Records from a data collection
==============================

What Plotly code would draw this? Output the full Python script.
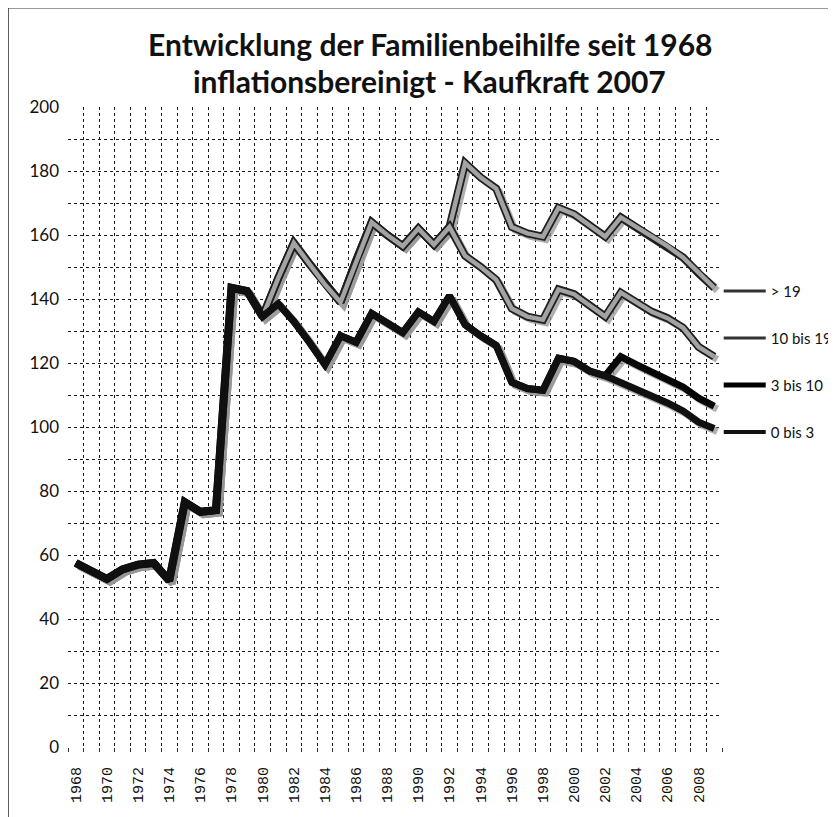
import plotly.graph_objects as go

years = list(range(1968, 2010))

common = [57.5, 55, 52.5, 55.5, 57, 57.5, 52, 76.5, 73.5, 74, 143.5, 142.5, 134.5]

gt19 = common + [146.5, 157.5, 151, 144.5, 139, 152, 164, 160, 156.5, 162, 157, 162.5,
                 182.5, 178, 174.5, 162.5, 160.5, 159.5, 168.5, 166.5, 163, 159.5,
                 165.5, 162.5, 159.5, 156.5, 153, 148, 143.5]
b10_19 = common + [146.5, 157.5, 151, 144.5, 139, 152, 164, 160, 156.5, 162, 157, 162.5,
                   153.5, 150, 146, 137, 134.5, 133.5, 143, 141.5, 138, 134.5,
                   142, 139, 136, 134, 131, 125, 122]
b3_10 = common + [138.5, 133, 126.5, 119.5, 128.5, 126.5, 135.5, 132.5, 129.5, 136, 133, 141,
                  132, 128.5, 125.5, 114, 112, 111.5, 121.5, 120.5, 117.5, 116,
                  122, 119.5, 117, 115, 112.5, 109, 106.5]
b0_3 = common + [138.5, 133, 126.5, 119.5, 128.5, 126.5, 135.5, 132.5, 129.5, 136, 133, 141,
                 132, 128.5, 125.5, 114, 112, 111.5, 121.5, 120.5, 117.5, 116,
                 114, 112, 109.5, 107.5, 105, 101.5, 99.5]

series_names = ["> 19", "10 bis 19", "3 bis 10", "0 bis 3"]
series_values = [gt19, b10_19, b3_10, b0_3]

tick_years = list(range(1968, 2009, 2))
tick_labels = [str(y) for y in tick_years]

title_line1 = "Entwicklung der Familienbeihilfe seit 1968"
title_line2 = "inflationsbereinigt - Kaufkraft 2007"

fig = go.Figure()

# shadows (base axes, shifted ranges)
for vals in series_values:
    fig.add_trace(go.Scatter(x=years, y=vals, mode="lines", xaxis="x", yaxis="y",
                             line=dict(color="rgba(150,150,150,0.75)", width=7),
                             showlegend=False, hoverinfo="skip"))

styles = {
    "> 19": [("#1e1e1e", 8), ("#a3a3a3", 4.5)],
    "10 bis 19": [("#1e1e1e", 8), ("#a3a3a3", 4.5)],
    "3 bis 10": [("#050505", 7)],
    "0 bis 3": [("#101010", 7)],
}
legend_style = {
    "> 19": ("#333333", 3),
    "10 bis 19": ("#333333", 3),
    "3 bis 10": ("#000000", 5),
    "0 bis 3": ("#111111", 4),
}

for name, vals in zip(series_names, series_values):
    for color, w in styles[name]:
        fig.add_trace(go.Scatter(x=years, y=vals, mode="lines", xaxis="x2", yaxis="y2",
                                 line=dict(color=color, width=w), legendgroup=name,
                                 showlegend=False, name=name))

for name in series_names:
    c, w = legend_style[name]
    fig.add_trace(go.Scatter(x=[None], y=[None], mode="lines", xaxis="x2", yaxis="y2",
                             line=dict(color=c, width=w), name=name, legendgroup=name,
                             showlegend=True))

grid = dict(gridcolor="#1a1a1a", gridwidth=1, griddash="dot")

fig.update_layout(
    width=836, height=817,
    margin=dict(l=60, r=122, t=99, b=78, autoexpand=False),
    paper_bgcolor="white", plot_bgcolor="white",
    xaxis=dict(range=[1967.5 - 0.2, 2009.5 - 0.2], visible=False, fixedrange=True),
    yaxis=dict(range=[0.9, 200.9], visible=False, fixedrange=True),
    xaxis2=dict(overlaying="x", anchor="y2", side="bottom", range=[1967.5, 2009.5],
                tickmode="array", tickvals=tick_years, ticktext=tick_labels,
                tickangle=-90, ticks="", showgrid=False, zeroline=False,
                tickfont=dict(family="Liberation Mono", size=15, color="#111"),
                ticklabelstandoff=16,
                minor=dict(tick0=1967.5, dtick=1, showgrid=True, ticks="outside",
                           ticklen=4, tickcolor="#333", **grid)),
    yaxis2=dict(overlaying="y", anchor="x2", side="left", range=[0, 200], dtick=20,
                ticks="", zeroline=False, showgrid=True, **grid,
                tickfont=dict(family="Lato", size=17, color="#111"),
                ticklabelstandoff=8,
                minor=dict(dtick=10, showgrid=True, **grid)),
    legend=dict(x=0.995, xanchor="left", y=0.738, yanchor="top",
                traceorder="grouped", tracegroupgap=24.5, itemwidth=42,
                font=dict(family="Lato", size=15, color="#111"),
                bgcolor="rgba(0,0,0,0)"),
    showlegend=True,
    annotations=[
        dict(text=title_line1, xref="paper", yref="paper", x=0.5535, y=1.098,
             showarrow=False, xanchor="center", yanchor="middle",
             font=dict(family="Lato", size=30, color="#111", weight="bold")),
        dict(text=title_line2, xref="paper", yref="paper", x=0.5535, y=1.040,
             showarrow=False, xanchor="center", yanchor="middle",
             font=dict(family="Lato", size=30, color="#111", weight="bold")),
    ],
    shapes=[dict(type="rect", xref="paper", yref="paper", x0=-0.0917, x1=1.25,
                 y0=-0.2, y1=1.155, line=dict(color="#333", width=1.5))],
)

fig.write_html("out.html")
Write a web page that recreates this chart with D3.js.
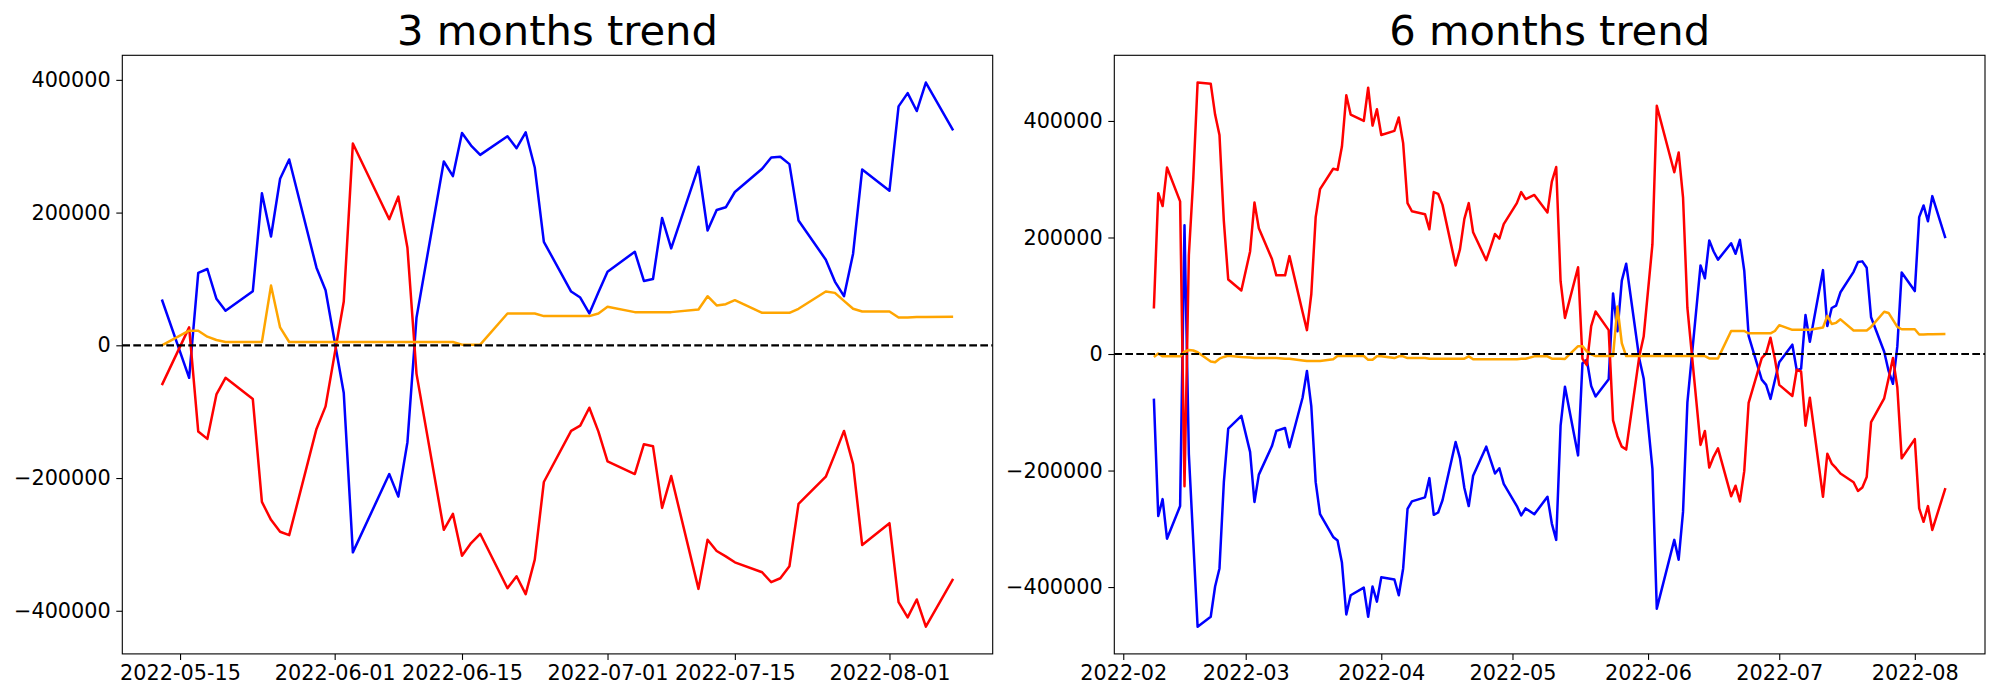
<!DOCTYPE html>
<html>
<head>
<meta charset="utf-8">
<script src="https://cdn.jsdelivr.net/npm/d3@7"></script>
<style>
  html, body { margin: 0; padding: 0; background: #fff; }
  svg { display: block; }
  text { font-family: "DejaVu Sans", sans-serif; fill: #000; }
</style>
</head>
<body>
<svg id="chart" width="2000" height="700"></svg>
<script>
// ---------- 3 months trend ----------
const dates3 = ["2022-05-13","2022-05-16","2022-05-17","2022-05-18","2022-05-19","2022-05-20","2022-05-23","2022-05-24","2022-05-25","2022-05-26","2022-05-27","2022-05-30","2022-05-31","2022-06-02","2022-06-03","2022-06-07","2022-06-08","2022-06-09","2022-06-10","2022-06-13","2022-06-14","2022-06-15","2022-06-16","2022-06-17","2022-06-20","2022-06-21","2022-06-22","2022-06-23","2022-06-24","2022-06-27","2022-06-28","2022-06-29","2022-06-30","2022-07-01","2022-07-04","2022-07-05","2022-07-06","2022-07-07","2022-07-08","2022-07-11","2022-07-12","2022-07-13","2022-07-14","2022-07-15","2022-07-18","2022-07-19","2022-07-20","2022-07-21","2022-07-22","2022-07-25","2022-07-26","2022-07-27","2022-07-28","2022-07-29","2022-08-01","2022-08-02","2022-08-03","2022-08-04","2022-08-05","2022-08-08"];
const blue3 = [69000,-49000,109000,115000,70000,52000,81500,229000,164000,251000,280000,117000,83000,-72000,-312000,-194000,-228000,-146000,42000,277000,255000,320000,301000,287000,315000,297000,321000,268000,156000,81000,72000,48000,80000,111000,141000,97000,100000,192000,146000,269000,173000,204000,208000,231000,266000,283000,284000,273000,188000,129000,96000,74000,138000,265000,233000,360000,380000,353000,396000,324000];
const red3 = [-60000,27000,-130000,-141000,-74000,-49000,-81000,-236000,-263000,-281000,-286000,-126000,-92000,66000,304000,190000,224000,147000,-43000,-278000,-254000,-317000,-298000,-284000,-366000,-348000,-375000,-323000,-206000,-129000,-121000,-94000,-130000,-175000,-194000,-149000,-152000,-245000,-197000,-367000,-293000,-310000,-318000,-327000,-342000,-357000,-351000,-333000,-239000,-198000,-164000,-129000,-179000,-301000,-268000,-387000,-410000,-383000,-424000,-352000];
const orange3 = [0,22000,22000,13000,8000,5000,5000,5000,90000,27000,5000,5000,5000,5000,5000,5000,5000,5000,5000,5000,5000,1000,1000,1000,48000,48000,48000,48000,44000,44000,44000,44000,48000,58000,50000,50000,50000,50000,50000,54000,74000,60000,62000,68000,49000,49000,49000,49000,55000,81000,79000,67000,55000,51000,51000,42000,42000,42500,42500,43000];
const xTicks3 = ["2022-05-15","2022-06-01","2022-06-15","2022-07-01","2022-07-15","2022-08-01"];

// ---------- 6 months trend ----------
const dates6 = ["2022-02-08","2022-02-09","2022-02-10","2022-02-11","2022-02-14","2022-02-15","2022-02-16","2022-02-17","2022-02-18","2022-02-21","2022-02-22","2022-02-23","2022-02-24","2022-02-25","2022-02-28",
"2022-03-02","2022-03-03","2022-03-04","2022-03-07","2022-03-08","2022-03-10","2022-03-11","2022-03-14","2022-03-15","2022-03-16","2022-03-17","2022-03-18","2022-03-21","2022-03-22","2022-03-23","2022-03-24","2022-03-25","2022-03-28","2022-03-29","2022-03-30","2022-03-31",
"2022-04-01","2022-04-04","2022-04-05","2022-04-06","2022-04-07","2022-04-08","2022-04-11","2022-04-12","2022-04-13","2022-04-14","2022-04-15","2022-04-18","2022-04-19","2022-04-20","2022-04-21","2022-04-22","2022-04-25","2022-04-26","2022-04-27","2022-04-28","2022-04-29",
"2022-05-02","2022-05-03","2022-05-04","2022-05-06","2022-05-09","2022-05-10","2022-05-11","2022-05-12",
"2022-05-13","2022-05-16","2022-05-17","2022-05-18","2022-05-19","2022-05-20","2022-05-23","2022-05-24","2022-05-25","2022-05-26","2022-05-27","2022-05-30","2022-05-31","2022-06-02","2022-06-03","2022-06-07","2022-06-08","2022-06-09","2022-06-10","2022-06-13","2022-06-14","2022-06-15","2022-06-16","2022-06-17","2022-06-20","2022-06-21","2022-06-22","2022-06-23","2022-06-24","2022-06-27","2022-06-28","2022-06-29","2022-06-30","2022-07-01","2022-07-04","2022-07-05","2022-07-06","2022-07-07","2022-07-08","2022-07-11","2022-07-12","2022-07-13","2022-07-14","2022-07-15","2022-07-18","2022-07-19","2022-07-20","2022-07-21","2022-07-22","2022-07-25","2022-07-26","2022-07-27","2022-07-28","2022-07-29","2022-08-01","2022-08-02","2022-08-03","2022-08-04","2022-08-05","2022-08-08"];
const blue6 = [-76500,-278000,-249000,-317000,-261000,221000,-172000,-320000,-468000,-451000,-399000,-368000,-220000,-128000,-106000,
-168000,-254000,-207000,-158000,-132000,-127000,-160000,-75000,-29000,-90000,-220000,-275000,-314000,-320000,-358000,-447000,-414000,-401000,-451000,-399000,-425000,
-383000,-387000,-414000,-368000,-266000,-253000,-246000,-213000,-276000,-272000,-251000,-151000,-179000,-230000,-261000,-209000,-159000,-182000,-205000,-196000,-223000,
-261000,-277000,-265000,-275000,-245000,-291000,-319000,-123000,
-56000,-174000,-16000,-10000,-55000,-73000,-43500,104000,39000,126000,155000,-8000,-42000,-197000,-437000,-319000,-353000,-271000,-83000,152000,130000,195000,176000,162000,190000,172000,196000,143000,31000,-44000,-53000,-77000,-45000,-14000,16000,-28000,-25000,67000,21000,144000,48000,79000,83000,106000,141000,158000,159000,148000,63000,4000,-29000,-51000,13000,140000,108000,235000,255000,228000,271000,199000];
const red6 = [78000,276000,254000,320000,262000,-227000,170000,300000,466000,464000,411000,376000,228000,128000,109000,
176000,260000,216000,163000,135000,135000,168000,72000,41000,103000,235000,283000,318000,316000,356000,444000,411000,400000,457000,392000,420000,
376000,383000,406000,362000,259000,245000,240000,214000,278000,275000,256000,152000,180000,232000,259000,209000,161000,183000,206000,198000,223000,
259000,278000,266000,273000,243000,296000,321000,125000,
62000,149000,-8000,-19000,48000,73000,41000,-114000,-141000,-159000,-164000,-4000,30000,188000,426000,312000,346000,269000,79000,-156000,-132000,-195000,-176000,-162000,-244000,-226000,-253000,-201000,-84000,-7000,1000,28000,-8000,-53000,-72000,-27000,-30000,-123000,-75000,-245000,-171000,-188000,-196000,-205000,-220000,-235000,-229000,-211000,-117000,-76000,-42000,-7000,-57000,-179000,-146000,-265000,-288000,-261000,-302000,-230000];
const orange6 = [-5000,1000,-4000,-4000,-4000,4000,7000,6000,3000,-13000,-14000,-8000,-5000,-3000,-5000,
-6000,-7000,-7000,-7000,-7000,-8000,-8000,-11000,-12000,-12000,-12000,-12000,-9000,-3500,-3500,-3500,-3500,-3500,-10000,-10000,-4000,
-4000,-7000,-4000,-4000,-7000,-7000,-7000,-8000,-8000,-8000,-8000,-8000,-8000,-8000,-4000,-9000,-9000,-9000,-9000,-9000,-9000,
-9000,-8000,-8000,-4000,-4000,-8000,-8000,-8000,
-8500,13500,13500,4500,-500,-3500,-3500,-3500,81500,18500,-3500,-3500,-3500,-3500,-3500,-3500,-3500,-3500,-3500,-3500,-3500,-7500,-7500,-7500,39500,39500,39500,39500,35500,35500,35500,35500,39500,49500,41500,41500,41500,41500,41500,45500,65500,51500,53500,59500,40500,40500,40500,40500,46500,72500,70500,58500,46500,42500,42500,33500,33500,34000,34000,34500];
const xTicks6 = ["2022-02-01","2022-03-01","2022-04-01","2022-05-01","2022-06-01","2022-07-01","2022-08-01"];

const yTicks = [-400000, -200000, 0, 200000, 400000];
const seriesColors = ["blue", "red", "orange"];

const parse = d3.utcParse("%Y-%m-%d");
const svg = d3.select("#chart");

function panel(cfg) {
  const dates = cfg.dates.map(parse);
  const allVals = cfg.series.flat();
  const [ymin, ymax] = d3.extent(allVals);
  const yr = ymax - ymin;
  const [t0, t1] = d3.extent(dates);
  const tr = t1 - t0;
  const x = d3.scaleUtc()
    .domain([new Date(+t0 - 0.05 * tr), new Date(+t1 + 0.05 * tr)])
    .range([cfg.left, cfg.right]);
  const y = d3.scaleLinear()
    .domain([ymin - 0.05 * yr, ymax + 0.05 * yr])
    .range([cfg.bottom, cfg.top]);

  const g = svg.append("g");

  const line = d3.line()
    .x(d => x(d[0]))
    .y(d => y(d[1]));

  cfg.series.forEach((vals, i) => {
    g.append("path")
      .datum(dates.map((d, j) => [d, vals[j]]))
      .attr("fill", "none")
      .attr("stroke", seriesColors[i])
      .attr("stroke-width", 2.5)
      .attr("stroke-linejoin", "round")
      .attr("d", line);
  });

  // zero dashed line
  g.append("line")
    .attr("x1", cfg.left).attr("x2", cfg.right)
    .attr("y1", y(0)).attr("y2", y(0))
    .attr("stroke", "#000")
    .attr("stroke-width", 2.2)
    .attr("stroke-dasharray", "7.7,3.3");

  // frame
  g.append("rect")
    .attr("x", cfg.left).attr("y", cfg.top)
    .attr("width", cfg.right - cfg.left)
    .attr("height", cfg.bottom - cfg.top)
    .attr("fill", "none")
    .attr("stroke", "#000")
    .attr("stroke-width", 1.1);

  const xAxis = d3.axisBottom(x)
    .tickValues(cfg.xTicks.map(parse))
    .tickFormat(d3.utcFormat(cfg.xFormat))
    .tickSize(6).tickPadding(5);
  const gx = g.append("g")
    .attr("transform", `translate(0,${cfg.bottom})`)
    .call(xAxis);
  gx.select(".domain").remove();
  gx.selectAll(".tick line").attr("stroke-width", 1.1);
  gx.selectAll(".tick text")
    .attr("y", 26).attr("dy", "0")
    .style("font-size", "20.8px")
    .style("font-family", "'DejaVu Sans', sans-serif");

  const yAxis = d3.axisLeft(y)
    .tickValues(yTicks)
    .tickFormat(d => (d < 0 ? "\u2212" : "") + Math.abs(d))
    .tickSize(6).tickPadding(5.5);
  const gy = g.append("g")
    .attr("transform", `translate(${cfg.left},0)`)
    .call(yAxis);
  gy.select(".domain").remove();
  gy.selectAll(".tick line").attr("stroke-width", 1.1);
  gy.selectAll(".tick text")
    .style("font-size", "20.8px")
    .style("font-family", "'DejaVu Sans', sans-serif");

  g.append("text")
    .attr("x", (cfg.left + cfg.right) / 2)
    .attr("y", 45)
    .attr("text-anchor", "middle")
    .style("font-size", "41.67px")
    .text(cfg.title);
}

panel({
  left: 122.3, right: 992.7, top: 55.3, bottom: 653.9,
  dates: dates3, series: [blue3, red3, orange3],
  xTicks: xTicks3, xFormat: "%Y-%m-%d", title: "3 months trend"
});
panel({
  left: 1114.3, right: 1985, top: 55.3, bottom: 653.9,
  dates: dates6, series: [blue6, red6, orange6],
  xTicks: xTicks6, xFormat: "%Y-%m", title: "6 months trend"
});
</script>
</body>
</html>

==============================

### Exercise
Write out each line of the listing above, exactly, from its first line to the line holding "143.5, 142.5, 134.5]", inclusive. Skip the pictures.

### Reply to the exercise
What Plotly code would draw this? Output the full Python script.
import plotly.graph_objects as go

years = list(range(1968, 2010))

common = [57.5, 55, 52.5, 55.5, 57, 57.5, 52, 76.5, 73.5, 74, 143.5, 142.5, 134.5]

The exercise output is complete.